The Fruit Of Problems Paired With An Entrepreneurial Mindset? Higher Levels Of Innovations And Success.
When you’re overflowing with ideas, how do you say “No” to too many ideas as an executive?
“Hey, I really want to discuss this but can we push it to our Friday meeting?” Or for the overly creative on your team, ask them three questions and actions to hone their idea and refine their offering.
What If A Team Member Is Going After A Bad Idea?
If they’re proposing after a really “bad” idea that’s not aligning with the current projects or doesn’t feel like a good fit, don’t shut it down; rather, offer positive feedback with an alternative. Offer a response along the lines of:
“One thing I appreciate about you is your very thoughtful. I’m not really in love with this idea, but don’t stop generating ideas.” or “I really like this element of the idea, but maybe develop this side of it!”

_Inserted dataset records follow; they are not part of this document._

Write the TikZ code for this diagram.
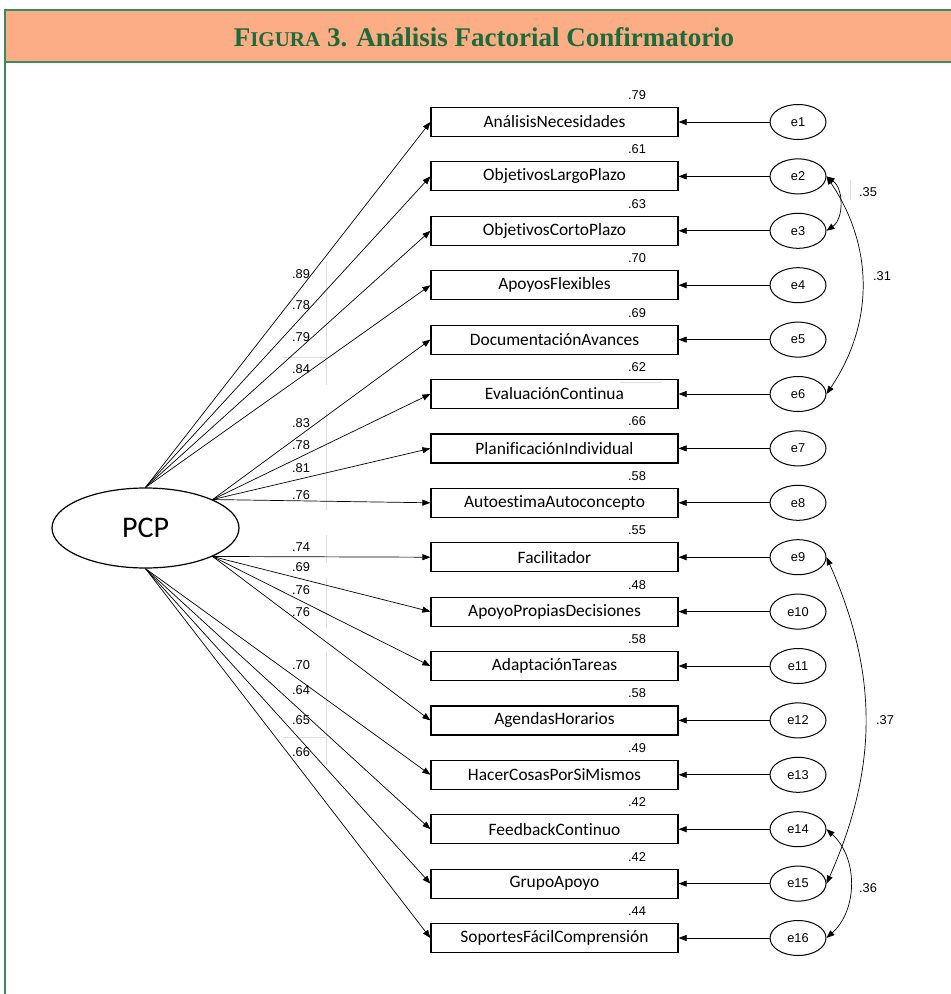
\documentclass[tikz,border=0pt]{standalone}
\usepackage{fontspec}
\setmainfont{Liberation Sans}
\newfontfamily\calibrifont[Ligatures={NoCommon,NoRare}]{Carlito}
\newfontfamily\titlefont{Liberation Serif}
\usetikzlibrary{shapes.geometric,arrows.meta}
\definecolor{band-orange}{HTML}{FCAD85}
\definecolor{frame-green}{HTML}{3D8A5C}
\definecolor{title-green}{HTML}{1C6B3B}
\tikzset{
    obs-box/.style = {draw, line width=0.6pt, rectangle, minimum width=123.5pt, minimum height=14.5pt, inner sep=0pt, font=\calibrifont\fontsize{8.7}{10}\selectfont},
    err-ellipse/.style = {draw, line width=0.5pt, ellipse, minimum width=28pt, minimum height=17.5pt, inner sep=0pt, font=\fontsize{6.4}{8}\selectfont},
    latent-ellipse/.style = {draw, line width=0.6pt, ellipse, minimum width=93.5pt, minimum height=40pt, font=\calibrifont\fontsize{15}{17}\selectfont},
    load-arrow/.style = {line width=0.35pt, -{Triangle[length=4pt, width=3pt]}},
    err-arrow/.style = {line width=0.35pt, -{Triangle[length=4pt, width=3pt]}},
    cov-arrow/.style = {line width=0.35pt, {Triangle[length=4pt, width=3pt]}-{Triangle[length=4pt, width=3pt]}},
    coef-label/.style = {inner sep=0pt, font=\fontsize{6.4}{8}\selectfont},
    trace-line/.style = {gray!25, line width=0.4pt},
}

\begin{document}
\begin{tikzpicture}[x=0.5pt, y=-0.5pt]
\useasboundingbox (0,0) rectangle (951,994);
% frame and title band
\fill[band-orange] (5,10) rectangle (951,62);
\draw[frame-green, line width=0.8pt] (951,10) -- (5,10) -- (5,994);
\draw[frame-green, line width=0.8pt] (5,62) -- (951,62);
\node[text=title-green, font=\titlefont\bfseries\fontsize{13.5}{16}\selectfont] (title) at (484,37)
    {F{\fontsize{10.5}{12}\selectfont IGURA} 3. Análisis Factorial Confirmatorio};

% faint traces
\draw[trace-line] (326,262) -- (326,385);
\draw[trace-line] (283,357) -- (326,357);
\draw[trace-line] (326,410) -- (326,510);
\draw[trace-line] (326,535) -- (326,563);
\draw[trace-line] (326,578) -- (326,628);
\draw[trace-line] (326,652) -- (326,765);
\draw[trace-line] (283,737) -- (326,737);
\draw[trace-line] (850,180) -- (850,200);
\draw[trace-line] (620,382) -- (662,382);

\node[latent-ellipse] (PCP) at (145.5,528) {PCP};

\foreach \name/\rsq/\load/\ly/\src [count=\i] in {
    AnálisisNecesidades/.79/.89/274/north,
    ObjetivosLargoPlazo/.61/.78/305/north,
    ObjetivosCortoPlazo/.63/.79/337/north,
    ApoyosFlexibles/.70/.84/369/north,
    DocumentaciónAvances/.69/.83/423/23,
    EvaluaciónContinua/.62/.78/445/23,
    PlanificaciónIndividual/.66/.81/468/23,
    AutoestimaAutoconcepto/.58/.76/495/23,
    Facilitador/.55/.74/547/-23,
    ApoyoPropiasDecisiones/.48/.69/567/-23,
    AdaptaciónTareas/.58/.76/590/-23,
    AgendasHorarios/.58/.76/612/-23,
    HacerCosasPorSiMismos/.49/.70/665/south,
    FeedbackContinuo/.42/.64/690/south,
    GrupoApoyo/.42/.65/720/south,
    SoportesFácilComprensión/.44/.66/752/south}{
    \pgfmathsetmacro\yy{122+54.4*(\i-1)}
    \node[obs-box] (obs\i) at (554.5,\yy) {\name};
    \node[err-ellipse] (err\i) at (798,\yy) {e\i};
    \node[coef-label] (rsq\i) at (637,{\yy-27}) {\rsq};
    \draw[err-arrow] (err\i) -- (obs\i);
    \draw[load-arrow] (PCP.\src) -- (obs\i.west);
    \node[coef-label] (load\i) at (301,\ly) {\load};
}

% error covariances
\draw[cov-arrow] (err2.east) to[bend left=55] (err3.east);
\draw[cov-arrow] (err2.east) to[bend left=34] (err6.east);
\draw[cov-arrow] (err9.east) to[bend left=24] (err15.east);
\draw[cov-arrow] (err14.east) to[bend left=48] (err16.east);
\node[coef-label] (cov23) at (868,192) {.35};
\node[coef-label] (cov26) at (882,276) {.31};
\node[coef-label] (cov915) at (885,720) {.37};
\node[coef-label] (cov1416) at (868,888) {.36};
\end{tikzpicture}
\end{document}
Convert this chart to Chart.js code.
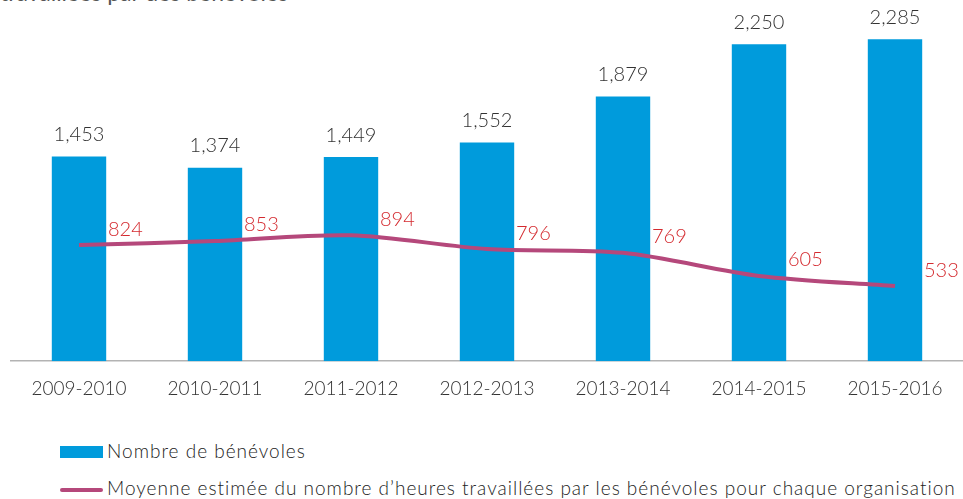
<!DOCTYPE html>
<html>
<head>
<meta charset="utf-8">
<script src="https://cdn.jsdelivr.net/npm/chart.js@4.4.1/dist/chart.umd.min.js"></script>
<style>
  html, body { margin: 0; padding: 0; background: #fff; overflow: hidden; }
  body { width: 963px; height: 499px; position: relative; font-family: Lato, "Open Sans", sans-serif; }
  #title { position: absolute; left: 0; top: -21px; font-size: 23px; line-height: 27px; color: #555; white-space: nowrap; }
  #wrap { position: absolute; left: 0; top: 0; width: 963px; height: 408px; }
  #legend { position: absolute; left: 0; top: 436px; width: 963px; }
  .item { position: absolute; left: 60px; height: 30px; white-space: nowrap; font-size: 19px; font-weight: 300; color: #222; letter-spacing: 1px; }
  .item span.sw { position: absolute; left: 0; }
  .item span.tx { position: absolute; left: 47px; top: 3px; }
</style>
</head>
<body>
<div id="title">travaillées par des bénévoles</div>
<div id="wrap"><canvas id="myChart"></canvas></div>
<div id="legend"></div>
<script>
const categories = ['2009-2010', '2010-2011', '2011-2012', '2012-2013', '2013-2014', '2014-2015', '2015-2016'];
const volunteers = [1453, 1374, 1449, 1552, 1879, 2250, 2285];
const avgHours = [824, 853, 894, 796, 769, 605, 533];

const barLabel = 'Nombre de bénévoles';
const lineLabel = 'Moyenne estimée du nombre d\u2019heures travaillées par les bénévoles pour chaque organisation';

const blue = '#009bdc';
const plum = '#b5487b';

// value labels above bars and beside the line points
const valueLabels = {
  id: 'valueLabels',
  afterDatasetsDraw(chart) {
    const ctx = chart.ctx;
    ctx.save();
    ctx.textBaseline = 'middle';
    chart.data.datasets.forEach((ds, i) => {
      const meta = chart.getDatasetMeta(i);
      meta.data.forEach((el, j) => {
        const txt = ds.data[j].toLocaleString('en-US');
        ctx.font = '300 20px Lato';
        if (ds.type === 'bar') {
          ctx.fillStyle = '#333';
          ctx.textAlign = 'center';
          ctx.fillText(txt, el.x, el.y - 22);
        } else {
          ctx.fillStyle = '#d42a2f';
          ctx.textAlign = 'left';
          ctx.fillText(txt, el.x + 29, el.y - 16);
        }
      });
    });
    ctx.restore();
  }
};

const chart = new Chart('myChart', {
  data: {
    labels: categories,
    datasets: [
      {
        type: 'line',
        label: lineLabel,
        data: avgHours,
        borderColor: plum,
        borderWidth: 4,
        pointRadius: 0,
        tension: 0.3,
        fill: false,
        order: 0
      },
      {
        type: 'bar',
        label: barLabel,
        data: volunteers,
        backgroundColor: blue,
        barPercentage: 0.4,
        categoryPercentage: 1,
        order: 1
      }
    ]
  },
  options: {
    responsive: true,
    maintainAspectRatio: false,
    animation: false,
    layout: { padding: { left: 11, right: 0, top: 9, bottom: 0 } },
    plugins: {
      legend: { display: false },
      tooltip: { enabled: false }
    },
    scales: {
      x: {
        grid: { display: false },
        border: { display: true, color: '#b3b3b3', width: 1.5 },
        ticks: { color: '#333', padding: 8, font: { family: 'Lato', size: 19, weight: 300 } }
      },
      y: {
        display: false,
        min: 0,
        max: 2500
      }
    }
  },
  plugins: [valueLabels]
});

// legend built from the chart's datasets
const legend = document.getElementById('legend');
[chart.data.datasets[1], chart.data.datasets[0]].forEach((ds, k) => {
  const item = document.createElement('div');
  item.className = 'item';
  item.style.top = (k * 37) + 'px';
  const sw = document.createElement('span');
  sw.className = 'sw';
  if (ds.type === 'bar') {
    sw.style.cssText = 'top:10px;width:43px;height:12px;background:' + ds.backgroundColor;
  } else {
    sw.style.cssText = 'top:15px;width:43px;height:4px;border-radius:2px;background:' + ds.borderColor;
  }
  const tx = document.createElement('span');
  tx.className = 'tx';
  tx.textContent = ds.label;
  item.appendChild(sw);
  item.appendChild(tx);
  legend.appendChild(item);
});
</script>
</body>
</html>
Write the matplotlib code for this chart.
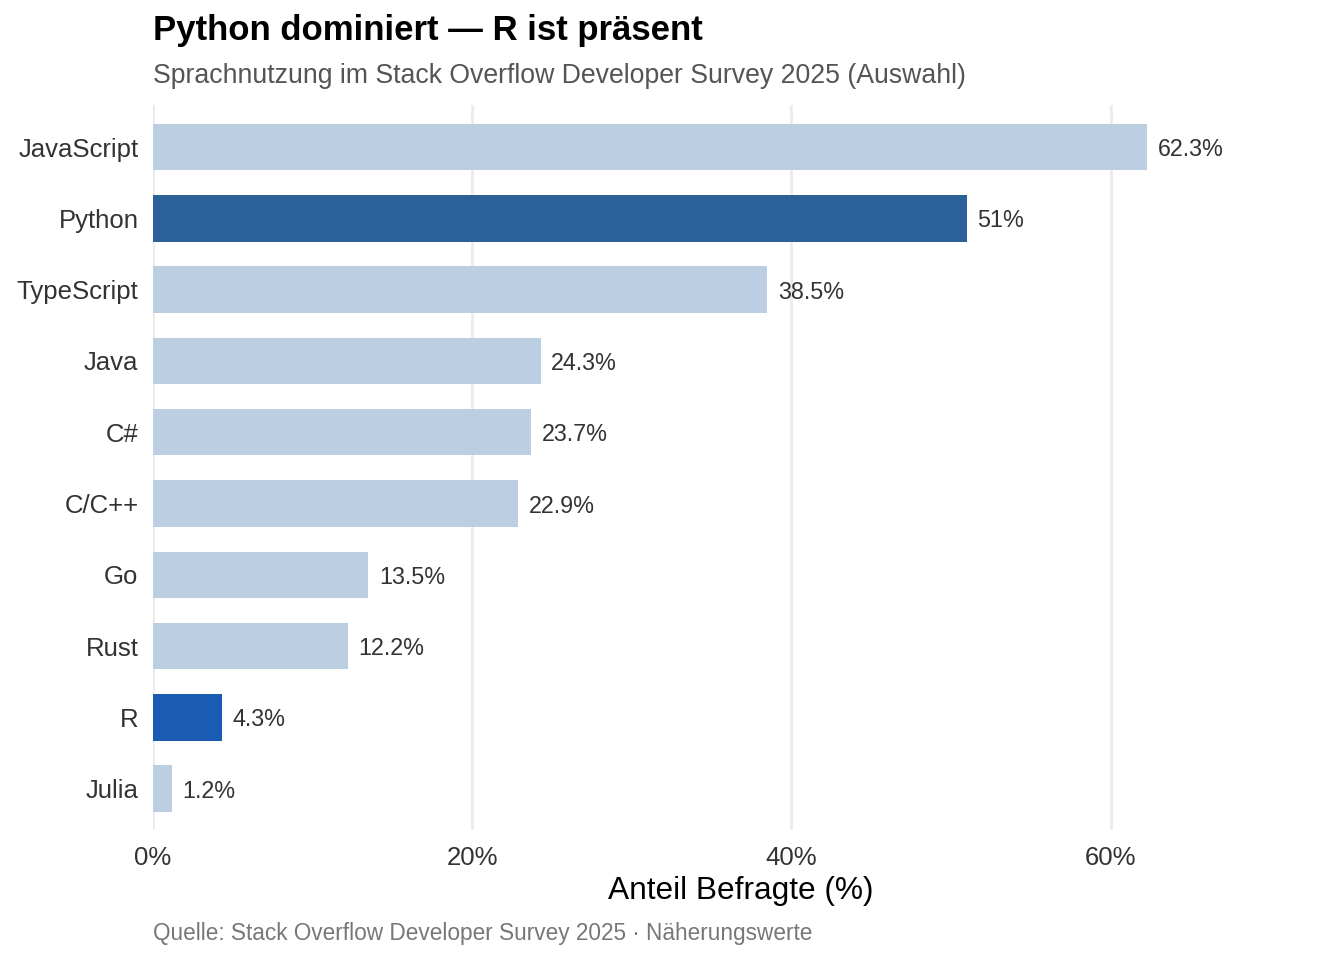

Or if you use a Traction focused system in your business- add it to the queue: “Let’s add it to the Traction To-Do/Issues list.”
#1 Key To Nurturing An Entrepreneurial Mindset In Your Employees: Choose Your Words Carefully
Here, it’s worth repeating:
Choose Your Words Carefully.
Try to not shut people down. Let them know you value what they are bringing to the table. People don’t remember what you say but how you say it.
Good leaders encourage a culture where every team member’s ideas are heard and valued. They’re open and imaginative — and they support those traits in their employees.
So grab your favorite spoon, your favorite bowl, and grab the milk from the fridge: Problems really are the breakfast of champions – they allow you to see what things you need to improve on so you become a better business. If you are re-encountering the same issue repeatedly, then clearly you didn’t really solve it the first few times around – you’ve learned what doesn’t solve the problem so keep swinging away on this!
Welcome problems in your business and see them as opportunities for incremental improvement – then ask for a second helping!